As her fame as an actress grew, so did her glamour. The beauty of Liz Taylor, with her remarkable, suggestive, striking violet eyes, didn’t go unnoticed. At the age of 18 she got married for the first time, to the founder of the Hilton hotel chain, Conrad Nicholas Hilton. The divorce would come only ten months after saying “I do”.
Barely a year later, Elizabeth married Michael Wilding, with whom she had her two sons, Christopher and Michael J. But this marriage also ended in divorce. Shortly thereafter came her third wedding, with the Hollywood producer, Mike Todd, who Liz Taylor had her daughter, Frances Elizabeth, with. He died in a plane crash just a year later. Determined to find love, she married again, this time to the singer, Eddie Fisher. The courtship began when Eddie was still married to the actress’s best friend, Debbie Reynolds. Distressed, Debbie told the press: “… when Elizabeth wants a man, she gets him. It doesn’t matter who she has to step on along the way.”
The most passionate love
Her marriage to the singer lasted around a decade, but ended abruptly when Elizabeth co-starred with the actor, Richard Burton, in “Cleopatra” in 1963. Although Burton was also married, the chemistry between the two was evident. The director of the film, Joseph L. Mankiewicz, said that being with them on set was “like being locked in a cage with two tigers”.
Despite the Vatican criticising their relationship, nothing could prevent the actors from getting married as soon as they had their respective divorces. The couple was the epitome of glamour among the jet-set. To consolidate their marriage, they decided to adopt a girl, Maria Carson. Life seemed to smile on them with a prospering film career.
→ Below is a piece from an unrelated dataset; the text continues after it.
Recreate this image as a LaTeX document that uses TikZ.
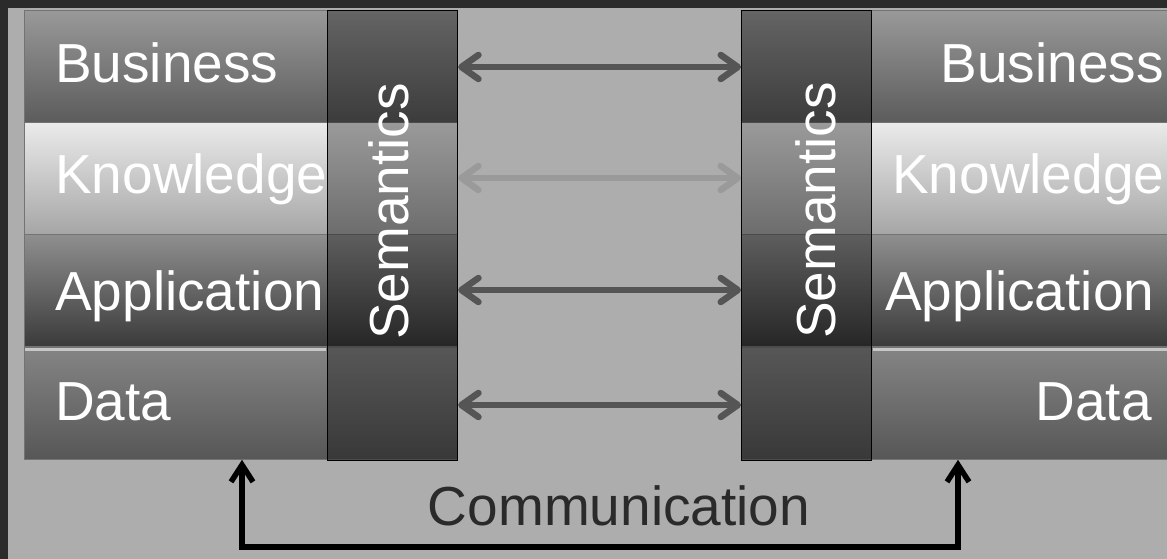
\documentclass[tikz,border=0pt]{standalone}
\usepackage{fontspec}
\setmainfont{Liberation Sans}
\usetikzlibrary{arrows.meta,calc}
\definecolor{bgray}{HTML}{ADADAD}
\definecolor{frame}{HTML}{2B2B2B}
\definecolor{arr}{HTML}{555555}
\definecolor{arrlight}{HTML}{9A9A9A}
\definecolor{ctext}{HTML}{2A2A2A}
\tikzset{
  layer/.style={draw=black!55, line width=0.8pt, inner sep=0pt, minimum height=112pt, anchor=north west},
  busi/.style={layer, top color=black!40, bottom color=black!64},
  know/.style={layer, top color=black!8, bottom color=black!35},
  appl/.style={layer, top color=black!44, bottom color=black!77},
  data/.style={layer, top color=black!48, bottom color=black!66},
  sem/.style={draw=black, line width=1.2pt, fill=black, fill opacity=0.34, text opacity=1, anchor=north west, inner sep=0pt, minimum width=130pt, minimum height=450pt},
  lab/.style={text=white, font=\fontsize{55}{60}\selectfont, inner sep=0pt},
  dbl/.style={line width=6.5pt, line cap=round, {Straight Barb[length=17pt,width=24pt,round]}-{Straight Barb[length=17pt,width=24pt,round]}},
  comm/.style={line width=5.5pt, black, {Straight Barb[length=17pt,width=22pt]}-{Straight Barb[length=17pt,width=22pt]}}
}
\begin{document}
\begin{tikzpicture}[x=1pt,y=-1pt]
\useasboundingbox (0,0) rectangle (1167,559);
\clip (0,0) rectangle (1167,559);
\fill[frame] (0,0) rectangle (1167,559);
\fill[bgray] (8,8) rectangle (1180,570);
% left stack
\node[busi, minimum width=433pt] (L1) at (24,10) {};
\node[know, minimum width=433pt] (L2) at (24,122) {};
\node[appl, minimum width=433pt] (L3) at (24,234) {};
\node[data, minimum width=433pt] (L4) at (24,347) {};
\fill[white, opacity=0.55] (25,348) rectangle (326,351);
% right stack
\node[busi, minimum width=440pt] (R1) at (741,10) {};
\node[know, minimum width=440pt] (R2) at (741,122) {};
\node[appl, minimum width=440pt] (R3) at (741,234) {};
\node[data, minimum width=440pt] (R4) at (741,347) {};
\fill[white, opacity=0.55] (873,348) rectangle (1167,351);
% semantics columns
\node[sem] (semL) at (327,10) {};
\node[sem] (semR) at (741,10) {};
\node[lab, rotate=90, anchor=base west] (semLt) at (408,340) {Semantics};
\node[lab, rotate=90, anchor=base west] (semRt) at (835,339) {Semantics};
% labels
\node[lab, anchor=base west] (tb1) at (55,83) {Business};
\node[lab, anchor=base west] (tk1) at (55,193) {Knowledge};
\node[lab, anchor=base west] (ta1) at (55,310) {Application};
\node[lab, anchor=base west] (td1) at (55,420) {Data};
\node[lab, anchor=base east] (tb2) at (1164,83) {Business};
\node[lab, anchor=base west] (tk2) at (892,193) {Knowledge};
\node[lab, anchor=base west] (ta2) at (885,310) {Application};
\node[lab, anchor=base east] (td2) at (1152,420) {Data};
% double arrows
\draw[dbl, arr] (semL.east |- 0,67) coordinate (a1) -- (semR.west |- 0,67) coordinate (b1);
\draw[dbl, arrlight] (semL.east |- 0,178) coordinate (a2) -- (semR.west |- 0,178) coordinate (b2);
\draw[dbl, arr] (semL.east |- 0,290) coordinate (a3) -- (semR.west |- 0,290) coordinate (b3);
\draw[dbl, arr] (semL.east |- 0,405) coordinate (a4) -- (semR.west |- 0,405) coordinate (b4);
% communication
\coordinate (cl) at (242,547);
\coordinate (cr) at (958,547);
\draw[comm, line join=miter] (cl |- L4.south) -- (cl) -- (cr) -- (cr |- R4.south);
\node[text=ctext, font=\fontsize{55}{60}\selectfont, inner sep=0pt, anchor=base] (comm) at (619,525) {Communication};
\end{tikzpicture}
\end{document}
The beauty of Liz Taylor with her remarkable, suggestive,
striking violet eyes, didn’t go unnoticed
The marriage to Richard Burton was undoubtedly the actress’s most passionate. During the ten years it lasted, the arguments and reconciliations were constant. After every big fight, Burton would give Liz Taylor a jewel. It was thus that the actress came to wear the Krupp diamond, which cost over a million euros, and La Peregrina Pearl, considered one of the most valuable in the world.
Elizabeth loved jewels. “When I was born, I didn’t open my eyes until I was eight days old. But when I did, the first thing I saw was my mother’s engagement ring. I was hooked! “, she would joke. After divorcing Burton, the actress married him again 17 months later, to then separate for good after a few months.
As she matured and grew, the actress began to play roles of greater psychological depth, in which she was able to draw on the emotional burden of all her own experiences.
In 1966 came her second Oscar, with “Who’s afraid of Virginia Woolf?”.
In later life, Elizabeth Taylor was recognised for her humanitarian work in the fight against AIDS, following the death of her friend, Freddie Mercury. As a result, she received the Prince of Asturias Prize, in 1992. A year later, she would receive an honorary Oscar for Lifetime Achievement.
Two more marriages and serious health problems were draining her strength. The actress died in Los Angeles in 2011, hence bringing an end to the most glamourous story of Hollywood. The abiding memory of Elizabeth Taylor lingers with all those who have had the pleasure of seeing her films, which greatly contributed to further enhancing the history of cinema.